Task prompt — From the entries below, reproduce exactly the lines from the one with "Convert this diagram to TikZ code." through the one with "(14,393) rectangle (496,402);", both included, without images.

[Entries with chart source code]
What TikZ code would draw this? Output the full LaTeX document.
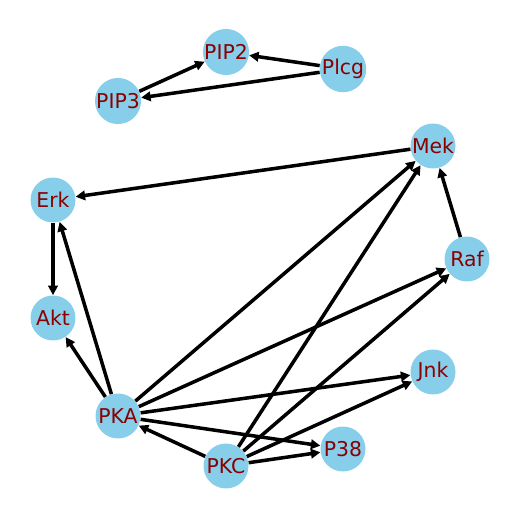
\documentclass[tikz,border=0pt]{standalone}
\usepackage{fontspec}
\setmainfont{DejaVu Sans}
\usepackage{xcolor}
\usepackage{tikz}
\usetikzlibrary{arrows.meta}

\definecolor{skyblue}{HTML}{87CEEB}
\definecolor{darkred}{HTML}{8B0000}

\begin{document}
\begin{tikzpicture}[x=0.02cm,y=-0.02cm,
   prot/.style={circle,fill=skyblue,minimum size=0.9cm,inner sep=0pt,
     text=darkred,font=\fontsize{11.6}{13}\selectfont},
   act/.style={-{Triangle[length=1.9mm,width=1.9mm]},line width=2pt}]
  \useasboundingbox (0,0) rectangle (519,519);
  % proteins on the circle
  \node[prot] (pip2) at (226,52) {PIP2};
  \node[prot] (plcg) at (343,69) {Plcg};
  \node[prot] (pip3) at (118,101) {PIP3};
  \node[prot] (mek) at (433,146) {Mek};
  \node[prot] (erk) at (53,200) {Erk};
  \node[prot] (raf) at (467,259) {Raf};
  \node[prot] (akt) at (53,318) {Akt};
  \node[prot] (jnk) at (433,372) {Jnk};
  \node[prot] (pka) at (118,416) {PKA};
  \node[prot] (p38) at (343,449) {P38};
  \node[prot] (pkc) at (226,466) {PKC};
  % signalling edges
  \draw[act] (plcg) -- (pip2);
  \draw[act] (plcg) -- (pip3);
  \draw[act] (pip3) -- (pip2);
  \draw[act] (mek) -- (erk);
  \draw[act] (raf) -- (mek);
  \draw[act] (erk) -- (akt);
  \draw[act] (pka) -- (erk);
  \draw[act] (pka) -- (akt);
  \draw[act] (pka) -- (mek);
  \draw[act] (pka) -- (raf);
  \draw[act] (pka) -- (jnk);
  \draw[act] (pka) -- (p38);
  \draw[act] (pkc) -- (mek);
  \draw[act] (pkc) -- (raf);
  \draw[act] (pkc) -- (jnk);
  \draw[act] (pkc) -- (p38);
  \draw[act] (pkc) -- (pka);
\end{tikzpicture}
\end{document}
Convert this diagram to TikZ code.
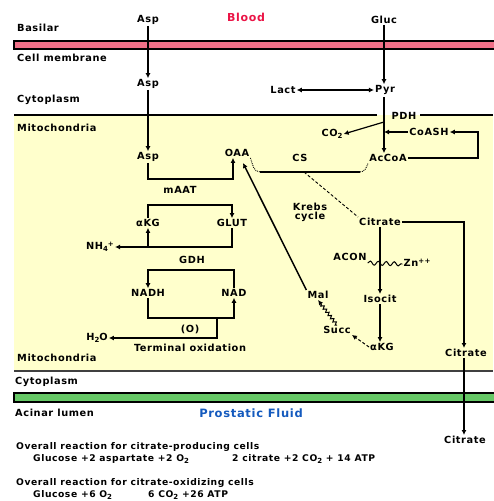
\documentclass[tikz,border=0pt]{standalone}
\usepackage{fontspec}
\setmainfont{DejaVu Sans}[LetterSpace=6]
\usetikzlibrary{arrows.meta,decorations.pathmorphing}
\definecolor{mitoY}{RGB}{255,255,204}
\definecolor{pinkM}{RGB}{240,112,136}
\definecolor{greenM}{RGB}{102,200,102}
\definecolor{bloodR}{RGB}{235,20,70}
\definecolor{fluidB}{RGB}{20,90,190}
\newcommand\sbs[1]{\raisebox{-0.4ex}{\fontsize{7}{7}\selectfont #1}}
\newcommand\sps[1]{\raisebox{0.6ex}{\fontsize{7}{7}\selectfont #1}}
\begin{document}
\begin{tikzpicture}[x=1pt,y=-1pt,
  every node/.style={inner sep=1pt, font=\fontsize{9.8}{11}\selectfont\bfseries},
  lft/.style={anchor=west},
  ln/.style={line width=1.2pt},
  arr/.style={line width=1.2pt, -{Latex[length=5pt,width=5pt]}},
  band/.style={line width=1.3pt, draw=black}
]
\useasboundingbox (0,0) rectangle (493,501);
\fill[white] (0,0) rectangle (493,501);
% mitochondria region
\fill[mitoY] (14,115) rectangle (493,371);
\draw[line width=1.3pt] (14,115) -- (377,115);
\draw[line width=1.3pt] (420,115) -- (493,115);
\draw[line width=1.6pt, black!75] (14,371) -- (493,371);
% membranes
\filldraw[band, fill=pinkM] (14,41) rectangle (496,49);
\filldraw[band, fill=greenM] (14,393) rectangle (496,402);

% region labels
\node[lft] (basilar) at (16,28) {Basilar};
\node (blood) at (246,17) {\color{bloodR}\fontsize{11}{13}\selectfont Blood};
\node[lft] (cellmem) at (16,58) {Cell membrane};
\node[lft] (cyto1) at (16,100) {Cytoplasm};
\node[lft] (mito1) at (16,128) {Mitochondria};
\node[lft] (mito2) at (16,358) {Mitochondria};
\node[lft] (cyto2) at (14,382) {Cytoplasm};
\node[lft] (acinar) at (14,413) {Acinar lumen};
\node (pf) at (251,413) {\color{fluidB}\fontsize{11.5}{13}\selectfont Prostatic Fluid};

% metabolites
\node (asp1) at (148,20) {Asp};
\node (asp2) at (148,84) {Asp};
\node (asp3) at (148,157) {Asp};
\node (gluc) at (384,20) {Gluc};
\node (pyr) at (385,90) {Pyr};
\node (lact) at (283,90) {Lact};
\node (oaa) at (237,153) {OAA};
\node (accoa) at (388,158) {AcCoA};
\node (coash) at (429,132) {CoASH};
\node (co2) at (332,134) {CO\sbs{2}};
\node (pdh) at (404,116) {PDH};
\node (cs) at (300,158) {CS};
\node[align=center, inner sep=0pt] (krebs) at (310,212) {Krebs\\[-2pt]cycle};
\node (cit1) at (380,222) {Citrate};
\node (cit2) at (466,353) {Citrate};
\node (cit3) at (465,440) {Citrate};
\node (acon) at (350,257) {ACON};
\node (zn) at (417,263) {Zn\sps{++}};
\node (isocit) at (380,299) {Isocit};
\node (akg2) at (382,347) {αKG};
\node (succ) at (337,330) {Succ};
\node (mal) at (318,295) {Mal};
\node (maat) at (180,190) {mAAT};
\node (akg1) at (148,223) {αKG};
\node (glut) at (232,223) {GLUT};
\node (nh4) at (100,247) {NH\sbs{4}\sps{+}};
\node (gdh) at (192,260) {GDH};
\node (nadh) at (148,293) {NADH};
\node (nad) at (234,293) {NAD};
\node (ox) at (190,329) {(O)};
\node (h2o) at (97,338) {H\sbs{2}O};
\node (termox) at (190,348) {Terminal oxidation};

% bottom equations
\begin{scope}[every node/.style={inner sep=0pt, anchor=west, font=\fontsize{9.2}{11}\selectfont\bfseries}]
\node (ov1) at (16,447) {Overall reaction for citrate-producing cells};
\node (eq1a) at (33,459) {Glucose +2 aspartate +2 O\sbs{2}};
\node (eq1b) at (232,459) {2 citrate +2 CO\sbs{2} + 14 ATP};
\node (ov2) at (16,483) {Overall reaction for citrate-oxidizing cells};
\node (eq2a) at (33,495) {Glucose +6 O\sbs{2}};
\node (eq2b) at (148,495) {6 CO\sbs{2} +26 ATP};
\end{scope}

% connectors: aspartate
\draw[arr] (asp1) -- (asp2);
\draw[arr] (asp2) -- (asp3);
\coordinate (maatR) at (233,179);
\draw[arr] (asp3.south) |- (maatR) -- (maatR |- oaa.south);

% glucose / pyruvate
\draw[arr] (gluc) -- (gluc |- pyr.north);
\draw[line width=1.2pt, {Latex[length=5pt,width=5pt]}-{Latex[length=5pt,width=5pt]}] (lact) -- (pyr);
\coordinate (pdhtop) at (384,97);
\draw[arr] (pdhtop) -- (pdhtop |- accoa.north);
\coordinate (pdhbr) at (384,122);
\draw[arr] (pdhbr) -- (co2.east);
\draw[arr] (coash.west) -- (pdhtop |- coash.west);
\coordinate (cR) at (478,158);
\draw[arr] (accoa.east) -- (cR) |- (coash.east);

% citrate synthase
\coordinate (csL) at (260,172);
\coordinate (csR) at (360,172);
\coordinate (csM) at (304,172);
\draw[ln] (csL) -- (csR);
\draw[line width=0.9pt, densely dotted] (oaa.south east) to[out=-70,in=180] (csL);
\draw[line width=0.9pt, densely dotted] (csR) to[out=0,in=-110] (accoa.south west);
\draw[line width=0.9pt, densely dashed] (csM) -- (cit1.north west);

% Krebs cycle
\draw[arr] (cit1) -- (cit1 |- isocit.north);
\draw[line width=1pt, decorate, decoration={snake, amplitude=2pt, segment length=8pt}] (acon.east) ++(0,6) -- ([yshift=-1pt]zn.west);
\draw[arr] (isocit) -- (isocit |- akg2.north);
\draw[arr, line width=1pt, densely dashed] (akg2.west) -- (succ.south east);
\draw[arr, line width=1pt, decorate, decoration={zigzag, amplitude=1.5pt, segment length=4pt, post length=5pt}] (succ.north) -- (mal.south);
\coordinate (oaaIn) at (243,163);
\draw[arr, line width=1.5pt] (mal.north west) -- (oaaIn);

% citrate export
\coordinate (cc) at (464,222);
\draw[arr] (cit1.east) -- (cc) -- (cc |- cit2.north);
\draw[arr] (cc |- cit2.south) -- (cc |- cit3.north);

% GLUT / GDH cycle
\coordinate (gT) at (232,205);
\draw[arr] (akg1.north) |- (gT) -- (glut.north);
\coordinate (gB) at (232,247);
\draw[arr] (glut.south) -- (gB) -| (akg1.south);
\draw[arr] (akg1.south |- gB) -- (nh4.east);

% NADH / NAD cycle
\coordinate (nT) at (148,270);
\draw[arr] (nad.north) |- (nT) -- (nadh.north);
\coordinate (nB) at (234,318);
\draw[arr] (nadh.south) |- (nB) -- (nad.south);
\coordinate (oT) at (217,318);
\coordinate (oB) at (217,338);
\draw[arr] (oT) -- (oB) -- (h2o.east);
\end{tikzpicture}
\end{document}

Answer for this exercise —
Convert this diagram to TikZ code.
\documentclass[tikz,border=0pt]{standalone}
\usepackage{fontspec}
\setmainfont{DejaVu Sans}[LetterSpace=6]
\usetikzlibrary{arrows.meta,decorations.pathmorphing}
\definecolor{mitoY}{RGB}{255,255,204}
\definecolor{pinkM}{RGB}{240,112,136}
\definecolor{greenM}{RGB}{102,200,102}
\definecolor{bloodR}{RGB}{235,20,70}
\definecolor{fluidB}{RGB}{20,90,190}
\newcommand\sbs[1]{\raisebox{-0.4ex}{\fontsize{7}{7}\selectfont #1}}
\newcommand\sps[1]{\raisebox{0.6ex}{\fontsize{7}{7}\selectfont #1}}
\begin{document}
\begin{tikzpicture}[x=1pt,y=-1pt,
  every node/.style={inner sep=1pt, font=\fontsize{9.8}{11}\selectfont\bfseries},
  lft/.style={anchor=west},
  ln/.style={line width=1.2pt},
  arr/.style={line width=1.2pt, -{Latex[length=5pt,width=5pt]}},
  band/.style={line width=1.3pt, draw=black}
]
\useasboundingbox (0,0) rectangle (493,501);
\fill[white] (0,0) rectangle (493,501);
% mitochondria region
\fill[mitoY] (14,115) rectangle (493,371);
\draw[line width=1.3pt] (14,115) -- (377,115);
\draw[line width=1.3pt] (420,115) -- (493,115);
\draw[line width=1.6pt, black!75] (14,371) -- (493,371);
% membranes
\filldraw[band, fill=pinkM] (14,41) rectangle (496,49);
\filldraw[band, fill=greenM] (14,393) rectangle (496,402);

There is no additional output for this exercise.